Quei 382 voti alla Casellati impongono almeno tre riflessioni: 1) il centrodestra non solo non è autosufficiente a nominare il presidente, ma ora è più disunito che mai; 2) chi immaginava il soccorso rosso di Matteo Renzi, si è trovato di fronte un gioco di sponda di Italia Viva che ha ritrovato un’amicizia interessata con il Pd di Letta; 3) Matteo Salvini ha fallito nella sua regia solitaria e ora dopo le rose di nomi si ritrova tra le mani solo delle spine. Con il rischio, per ora evitato che eletta la Casellati si fosse, fin da subito, alle prese con una crisi di governo che avrebbe portato alle elezioni.
Tra la prima e la seconda chiama della giornata i cronisti parlamentari hanno registrato il tentativo estremo di un esame di riparazione.

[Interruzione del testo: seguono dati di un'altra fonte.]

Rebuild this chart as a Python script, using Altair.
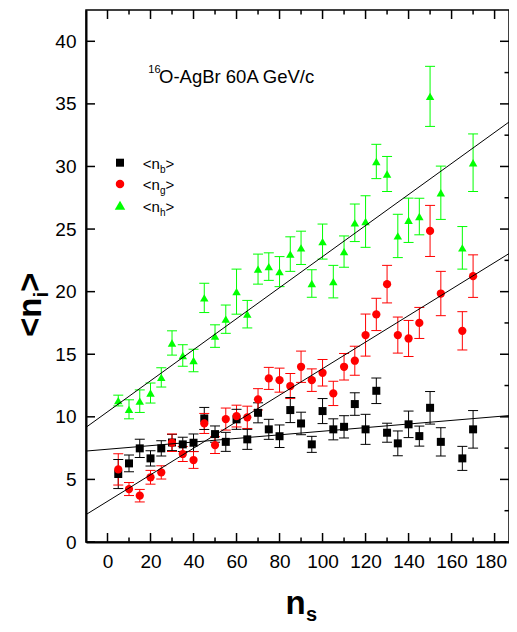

Colloqui, telefonate, raffiche di sms, compreso un incontro tra Salvini e Draghi con l’intento - pare - di convincere il premier a chiedere a Mattarella la disponibilità a tornare, magari a tempo per garantire la vita del governo fino al 2023. In aula, dalle 17 la sesta chiama non reca alcuna novità: il centrodestra sfila di fronte al presidente Fico e ad una raggelata Casellati senza ritirare la scheda, il centro sinistra invece è costretto a fare la conta tra i suoi per conteggiare il tempo in cui ogni elettore trascorre in cabina: l’ordine era di consegnare la scheda bianca, ma qualcuno (anzi numerosi) si attardano.
Dunque, un’altra fumata nera mentre la rosa dei papabili continua a restringersi con timidi accenni a Pierferdinando Casini (che resta inviso a destra), il premier Draghi e lo stesso Mattarella. Poi, all’ora di cena, Salvini dichiara: «Sto lavorando affinché si possa avere come presidente una donna in gamba». Tra i nomi che circolano ci sono quelli del ministro Marta Cartabia, dell’ex titolare della Giustizia Paola Severino e di Elisabetta Belloni, la capa degli 007, che secondo i bookmakers è la favorita.